I would consider this research incomplete, and will begin more tests soon.
3.25″ x 4.25″ calotype negative
Bienfang Vellum (100% rag)
I am currently trying out a new calotype recipe, and need to fine-tune its exposures. Due to the size of the calotype, the screen pattern of the paper is very prominent in the image. So I decided to make a comparison of a waxed and unwaxed calotype.
My waxing method is as follows. First saturate 2 sheets of newsprint larger than the calotype with paraffin wax using an iron set to medium heat. The negative is placed between the saturated newsprint, and, and that sandwich between two sheets of dry newsprint. (Ironing the saturated papers directly builds up black marks that can transfer onto the negative.) Iron the pile until the negative become completely transparent. It is easily visible when the negative is back-lit. Then iron the negative between two sheets of newsprint until the excess wax is removed.
Left: Silver gelatin print of unwaxed calotype. (10 seconds @ f/2.8 no filter)
Right: Silver gelatin contact print of waxed calotype. (2 seconds @ f/2.8 no filter)
Paper prep is important for most historic processes. An additional sizing step before the light sensitive processes can really improve the print quality, and remedy problems. Gelatin is a commonly used sizing agent with a hardening agent like chrome alum or formaldehyde that polymerizes the gelatin, rendering it insoluble. I’ve experimented with plain alum (Potassium Aluminum Sulfate) from grocery stores as a hardener with success, even with carbon printing. Pictured is two different sizing techniques that I’m currently testing.
Left: Floated on a hot bath of 5% gelatin, 1.5% alum, 15% vinegar.
Right: Two bath sizing.
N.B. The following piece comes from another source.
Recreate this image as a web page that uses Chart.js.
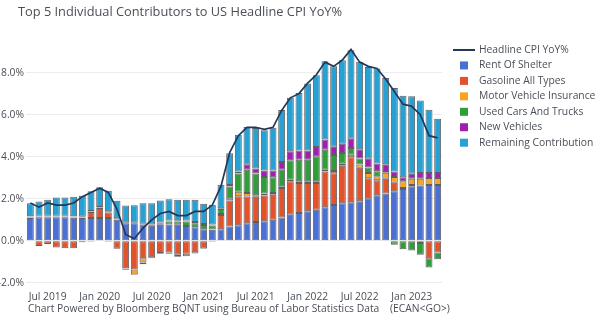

Submerged in 5% gelatin . Hung to dry. Then submerged in 3% alum bath for 15 minutes.
The two bath sizing has a less textured, less glossy, and clearer sizing. The one bath sizing has a thicker coating, and a yellowish discoloration. Perhaps just more noticeable because the thickness of the coating, perhaps the vinegar reacts to the gel/alum. The vinegar addition is necessary as the gel/alum bath immediately thickens to the point of being inoperable. Vinegar will remedy this, even after the effect takes place.
Rediscovering some gifted film (Kodak Ektachrome 64, expired in 1996) and newly found RA-4 chemistry, and worrying about a lack of darkroom in the future, I thought I’d use some hoarded materials, and do some experiments processing color film. And I’m happy (somewhat) with the results. I overexposed the film 2 stops, and I think I still underdeveloped the first development (1:3 Dektol for 6minutes @ 100F) since the highlights still appear somewhat dull.
The RA-4 is a 3 part concentration replenishing kit for 25L tanks, silver pixel. I did a couple tests to find what concentrations to mix them, to process C-41 films at 3:15 minutes. 10ml part A, 5ml part B, 10ml Part C to 300ml water. For the blix, a separate bleach: a slightly akali ferricyanide, and fix bath: sprint 1:4, 5 minutes each. This gives me acceptable results to scan, so I’m not too worry about its archival properties. Also, according to smarter photo engineers on APUG, straying from the standard formulas voids the archival properties of the slide film.
After the first stop bath, (30-35g soda ash in 500ml vinegar) I turn and keep the lights on. I rinse the film for a little longer after the color is removed for the tray, expose the film to 300W bulbs, both sides for about a minute a piece, nothing exact. I then color develop in the formula above for 3:15, then again stop and rinse. After, bleach and fix for 5 minutes each rinsing in between. Finally, I wash the film for 5 minutes and stabilize with Sprint’s stabilizer for a minute.